Iranian banking and financial services corporation

Bank Mellat (بانک ملت, Bānk-e Mellat, lit. People's Bank) is one of the most active Iranian banks. Its name means "Bank of the Nation". The bank was established in 1980, with a paid capital of 33.5 billion Rials as a merger of ten pre-1979 revolution private banks, comprising Tehran, Dariush, Pars, Etebarat Taavoni & Tozie, Iran & Arab, Bein-al-melalie-Iran, Omran, Bimeh Iran, Tejarat Khareji Iran and Farhangian.

The bank's capital amounted to Rls 13,100 billion and it was one of the largest commercial banks in Iran, ranking among the top 1000 banks of the world.

In 2007 the Iranian government started the process of privatising the bank as part of a policy of selling 80% of state-owned stakes in banking, media, transportation and mining companies.

The Bank Mellat London branch was merged with the Bank Tejarat branch to form Persia International Bank PLC.

==Sanctions and court actions==
The United States Department of the Treasury has mentioned Bank Mellat and Persia International in their watchlist of Iranian banks which may be trading in violation of UN Security Council Resolution 1803.

On 29 January 2013, the European General Court in Luxembourg ruled to annul the European Union sanctions in place since 2010 against Bank Mellat on grounds of supporting the Iranian nuclear and missile programs, stating that the basic rights of the bank had been denied and there was no evidence supporting the claim.

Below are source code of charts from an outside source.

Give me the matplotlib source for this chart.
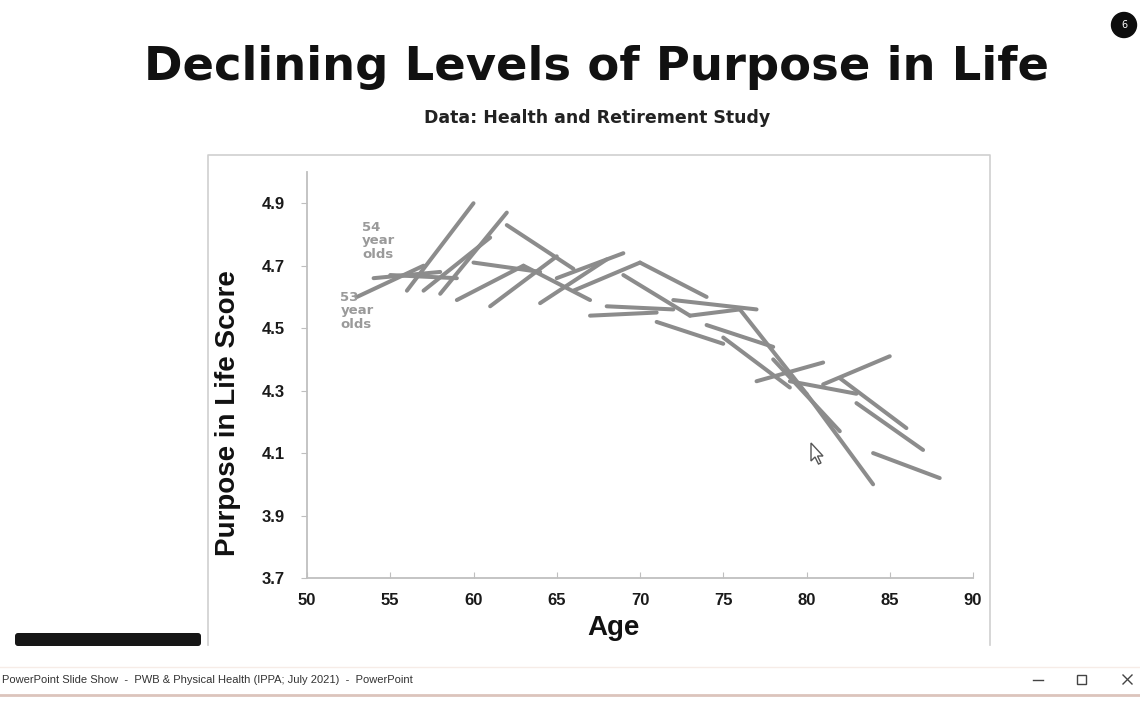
import matplotlib
matplotlib.use("Agg")
import matplotlib.pyplot as plt
from matplotlib.patches import Rectangle, FancyBboxPatch, Circle, Polygon

# one line per age cohort
start_age = [53, 54, 55, 56, 57, 58, 59, 60, 61, 62, 63, 64, 65, 66, 67, 68,
             69, 70, 71, 72, 73, 74, 75, 76, 77, 78, 79, 80, 81, 82, 83, 84]
end_age = [57, 58, 59, 60, 61, 62, 63, 64, 65, 66, 67, 68, 69, 70, 71, 72,
           73, 74, 75, 77, 76, 78, 79, 80, 81, 82, 83, 84, 85, 86, 87, 88]
start_score = [4.60, 4.66, 4.67, 4.62, 4.62, 4.61, 4.59, 4.71, 4.57, 4.83, 4.70, 4.58,
               4.66, 4.62, 4.54, 4.57, 4.67, 4.71, 4.52, 4.59, 4.54, 4.51, 4.47, 4.56,
               4.33, 4.40, 4.33, 4.29, 4.32, 4.34, 4.26, 4.10]
end_score = [4.70, 4.68, 4.66, 4.90, 4.79, 4.87, 4.70, 4.68, 4.73, 4.69, 4.59, 4.72,
             4.74, 4.71, 4.55, 4.56, 4.54, 4.60, 4.45, 4.56, 4.56, 4.44, 4.31, 4.29,
             4.39, 4.17, 4.29, 4.00, 4.41, 4.18, 4.11, 4.02]

x_ticks = [50, 55, 60, 65, 70, 75, 80, 85, 90]
y_ticks = [3.7, 3.9, 4.1, 4.3, 4.5, 4.7, 4.9]

W, H = 1140, 702
fig = plt.figure(figsize=(W / 100, H / 100), dpi=100)
fig.patch.set_facecolor("white")

# main chart axes, placed in pixel terms
L, R, T, B = 307, 973, 172, 578
ax = fig.add_axes([L / W, (H - B) / H, (R - L) / W, (B - T) / H])
ax.set_xlim(50, 90)
ax.set_ylim(3.7, 5.0)

line_color = "#8c8c8c"
for a0, a1, s0, s1 in zip(start_age, end_age, start_score, end_score):
    ax.plot([a0, a1], [s0, s1], color=line_color, lw=2.9, solid_capstyle="round")

ax.set_xticks(x_ticks)
ax.set_yticks(y_ticks)
ax.set_xticklabels([str(v) for v in x_ticks])
ax.set_yticklabels(["%.1f" % v for v in y_ticks])
for lab in ax.get_xticklabels() + ax.get_yticklabels():
    lab.set_fontfamily("Liberation Sans")
    lab.set_fontweight("bold")
    lab.set_fontsize(12)
    lab.set_color("#1a1a1a")
for side in ["top", "right"]:
    ax.spines[side].set_visible(False)
for side in ["left", "bottom"]:
    ax.spines[side].set_color("#bfbfbf")
    ax.spines[side].set_linewidth(1.3)
ax.tick_params(axis="y", direction="out", length=4, color="#bfbfbf", pad=12)
ax.tick_params(axis="x", direction="in", length=4, color="#bfbfbf", pad=11)

ax.set_xlabel("Age", fontfamily="Liberation Sans", fontweight="bold",
              fontsize=20, color="#111111")
ax.set_ylabel("Purpose in Life Score", fontfamily="Liberation Sans",
              fontweight="bold", fontsize=20, color="#111111")
ax.xaxis.set_label_coords((614 - L) / (R - L), (B - 628) / (B - T))
ax.yaxis.set_label_coords((228 - L) / (R - L), (B - 413) / (B - T))
ax.xaxis.label.set_va("center")
ax.yaxis.label.set_va("center")

# cohort notes
ax.text(53.3, 4.78, "54\nyear\nolds", fontsize=9.5, fontweight="bold", color="#9a9a9a",
        fontfamily="DejaVu Sans", va="center", ha="left", linespacing=1.05)
ax.text(52.0, 4.555, "53\nyear\nolds", fontsize=9.5, fontweight="bold", color="#9a9a9a",
        fontfamily="DejaVu Sans", va="center", ha="left", linespacing=1.05)

# overlay in pixel coordinates for the slide furniture
ov = fig.add_axes([0, 0, 1, 1], zorder=5)
ov.set_xlim(0, W)
ov.set_ylim(H, 0)
ov.axis("off")
ov.patch.set_alpha(0)

# chart frame (bottom is cut by the window)
ov.plot([208, 208, 990, 990], [645, 155, 155, 645], color="#cfcfcf", lw=1.2)

ov.text(597, 68, "Declining Levels of Purpose in Life", fontsize=33.5,
        fontweight="bold", fontfamily="DejaVu Sans", ha="center", va="center",
        color="#111111")
ov.text(597, 118, "Data: Health and Retirement Study", fontsize=12.5,
        fontweight="bold", fontfamily="DejaVu Sans", ha="center", va="center",
        color="#222222")

# slide number badge
ov.add_patch(Circle((1124, 25), 12.5, color="#0d0d0d"))
ov.text(1124, 25, "6", color="white", fontsize=7, ha="center", va="center",
        fontfamily="DejaVu Sans")

# mouse pointer
ov.add_patch(Polygon([(811, 443), (811, 461), (815, 457), (818.5, 464), (821, 463),
                      (817.5, 456), (823, 456)], closed=True,
                     facecolor="white", edgecolor="#555555", lw=1))

# dark caption box bottom left
ov.add_patch(FancyBboxPatch((15, 633), 186, 13, boxstyle="round,pad=0,rounding_size=3",
                            facecolor="#161616", edgecolor="none"))
ov.add_patch(Rectangle((0, 647), W, 19, facecolor="white", edgecolor="none"))

# window title bar
ov.plot([0, W], [667, 667], color="#f6ece7", lw=1)
ov.plot([0, W], [695, 695], color="#dcc4bc", lw=2)
ov.text(2, 680, "PowerPoint Slide Show  -  PWB & Physical Health (IPPA; July 2021)  -  PowerPoint",
        fontsize=8, fontfamily="Liberation Sans", color="#333333", ha="left", va="center")
ov.plot([1033, 1043], [680, 680], color="#444444", lw=1)
ov.add_patch(Rectangle((1077, 675), 9, 9, facecolor="none", edgecolor="#444444", lw=1))
ov.plot([1123, 1132], [675, 684], color="#444444", lw=1)
ov.plot([1123, 1132], [684, 675], color="#444444", lw=1)

fig.savefig("out.png", dpi=100, facecolor="white")
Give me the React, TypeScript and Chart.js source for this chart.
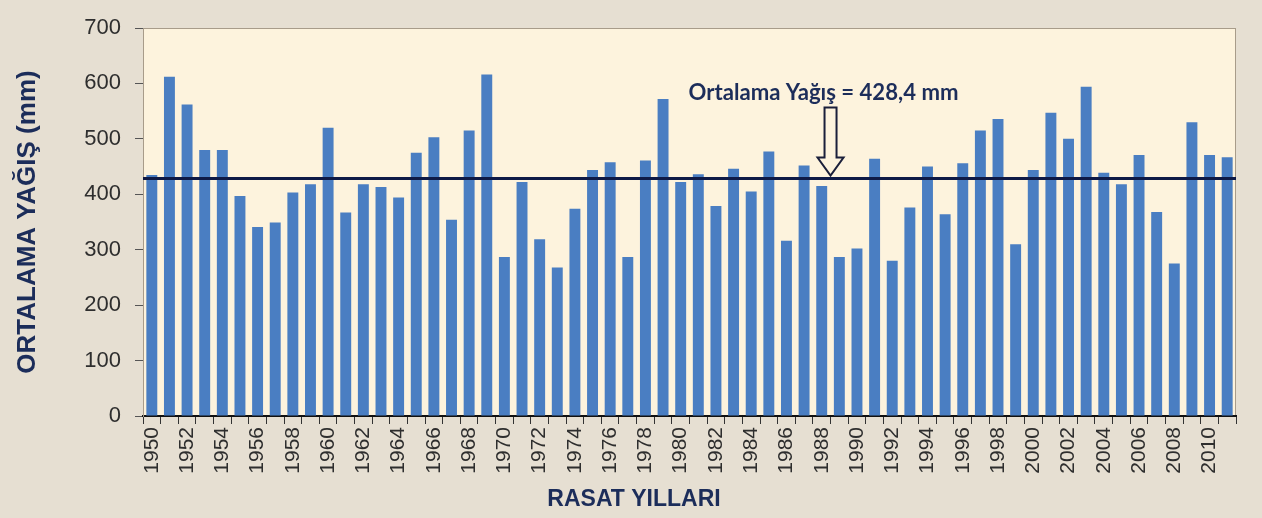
import React, { useEffect, useRef } from "react";
import { Chart, registerables } from "chart.js";

Chart.register(...registerables);

const years: string[] = [];
for (let y = 1950; y <= 2011; y++) years.push(String(y));

const rainfall: number[] = [
  435, 612, 562, 480, 480, 397, 341, 349, 403, 418,
  520, 367, 418, 413, 394, 475, 503, 354, 515, 616,
  287, 422, 319, 268, 374, 444, 458, 287, 461, 572,
  422, 436, 379, 446, 405, 477, 316, 452, 415, 287,
  302, 464, 280, 376, 450, 364, 456, 515, 536, 310,
  444, 547, 500, 594, 439, 418, 471, 368, 275, 530,
  471, 467,
];

const meanValue = 428.4;
const meanLabel = "Ortalama Yağış = 428,4 mm";
const yTitle = "ORTALAMA YAĞIŞ (mm)";
const xTitle = "RASAT YILLARI";

const NAVY = "#1c2d5a";

const decorPlugin = {
  id: "decor",
  beforeDraw(chart: any) {
    const { ctx, chartArea, width, height } = chart;
    ctx.save();
    ctx.fillStyle = "#e6dfd2";
    ctx.fillRect(0, 0, width, height);
    ctx.fillStyle = "#fdf3dd";
    ctx.fillRect(chartArea.left, chartArea.top, chartArea.right - chartArea.left, chartArea.bottom - chartArea.top);
    ctx.strokeStyle = "#a89c8a";
    ctx.lineWidth = 1;
    ctx.strokeRect(chartArea.left + 0.5, chartArea.top + 0.5, chartArea.right - chartArea.left - 1, chartArea.bottom - chartArea.top);
    ctx.restore();
  },
  afterDatasetsDraw(chart: any) {
    const { ctx, chartArea, scales } = chart;
    const ys = scales.y;
    const xs = scales.x;
    const my = ys.getPixelForValue(meanValue);
    ctx.save();
    // mean line
    ctx.strokeStyle = "#0e1a46";
    ctx.lineWidth = 3;
    ctx.beginPath();
    ctx.moveTo(chartArea.left, my);
    ctx.lineTo(chartArea.right, my);
    ctx.stroke();

    // arrow
    const ax = (xs.getPixelForValue(38) + xs.getPixelForValue(39)) / 2;
    const tipY = my - 3;
    const topY = my - 71;
    const shaftBottom = my - 21;
    const sw = 6;
    const hw = 13;
    ctx.beginPath();
    ctx.moveTo(ax - sw, topY);
    ctx.lineTo(ax + sw, topY);
    ctx.lineTo(ax + sw, shaftBottom);
    ctx.lineTo(ax + hw, shaftBottom);
    ctx.lineTo(ax, tipY);
    ctx.lineTo(ax - hw, shaftBottom);
    ctx.lineTo(ax - sw, shaftBottom);
    ctx.closePath();
    ctx.fillStyle = "#fdf3dd";
    ctx.fill();
    ctx.strokeStyle = "#1a1f3a";
    ctx.lineWidth = 2;
    ctx.stroke();

    // label
    let size = 24;
    ctx.font = `bold ${size}px Lato, "Open Sans", sans-serif`;
    const target = 270;
    const w = ctx.measureText(meanLabel).width;
    size = (size * target) / w;
    ctx.font = `bold ${size}px Lato, "Open Sans", sans-serif`;
    ctx.fillStyle = NAVY;
    ctx.textAlign = "center";
    ctx.textBaseline = "middle";
    ctx.fillText(meanLabel, ax - 7, my - 86);

    // x title
    ctx.font = `bold 23px "Liberation Sans", Arial, sans-serif`;
    ctx.fillStyle = NAVY;
    ctx.textAlign = "center";
    ctx.textBaseline = "middle";
    ctx.fillText(xTitle, 634, 500);
    ctx.restore();
  },
};

export default function App() {
  const ref = useRef<HTMLCanvasElement | null>(null);
  useEffect(() => {
    if (!ref.current) return;
    const chart = new Chart(ref.current, {
      type: "bar",
      data: {
        labels: years,
        datasets: [
          {
            data: rainfall,
            backgroundColor: "#4a7ec2",
            barPercentage: 0.62,
            categoryPercentage: 1,
          },
        ],
      },
      options: {
        animation: false,
        responsive: false,
        devicePixelRatio: 1,
        layout: { padding: { top: 28, right: 26, left: 0, bottom: 0 } },
        plugins: { legend: { display: false }, tooltip: { enabled: false } },
        scales: {
          x: {
            grid: { display: true, drawOnChartArea: false, drawTicks: true, tickLength: 8, color: "#333", offset: true },
            border: { display: true, color: "#111", width: 2 },
            ticks: {
              autoSkip: false,
              maxRotation: 90,
              minRotation: 90,
              padding: 3,
              color: "#2e2e2e",
              font: { size: 21, family: '"Liberation Sans", Arial, sans-serif' },
              callback: (_v: any, i: number) => (i % 2 === 0 ? years[i] : ""),
            },
            afterFit: (s: any) => {
              s.height = 102;
            },
          },
          y: {
            min: 0,
            max: 700,
            grid: { display: true, drawOnChartArea: false, drawTicks: true, tickLength: 8, color: "#555" },
            border: { display: true, color: "#a89c8a", width: 1 },
            ticks: {
              stepSize: 100,
              padding: 14,
              color: "#2e2e2e",
              font: { size: 22, family: '"Liberation Sans", Arial, sans-serif' },
            },
            title: {
              display: true,
              text: yTitle,
              color: NAVY,
              padding: { top: 12, bottom: 0 },
              font: { size: 26, weight: "bold", family: '"Liberation Sans", Arial, sans-serif' },
            },
            afterFit: (s: any) => {
              s.width = 143;
            },
          },
        },
      } as any,
      plugins: [decorPlugin],
    });
    return () => chart.destroy();
  }, []);
  return (
    <div style={{ position: "fixed", left: 0, top: 0, width: 1262, height: 518 }}>
      <canvas ref={ref} width={1262} height={518} style={{ display: "block" }} />
    </div>
  );
}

Bank Mellat intends to sue for damages. On 18 February 2016, the Court of Justice of the European Union concurred with the General Court decision that the reasons given for sanctions were too vague.

A related action in the British courts was taken to the Supreme Court of the United Kingdom in March 2013, causing the court to hold a closed hearing for the first time. In June 2013, the Supreme Court ruled that the UK government's sanctions on the bank had been unlawful with one justice stating that targeting Bank Mellat was "irrational and disproportionate". Bank Mellat is claiming damages from the UK government for the loss of business between 2009 and 2013. The damages hearing was scheduled for June 2019, with Bank Mellat seeking damages of $1.7 billion. On the first day of the trial the parties agreed a settlement for a confidential sum. The Times later reported that £1.25 billion plus interest was paid to Bank Mellat, through a third country entity to avoid US sanctions. However the British government stated in parliament "the amount paid in respect of the settlement was €91,352,709.35", plus £1 million for legal costs.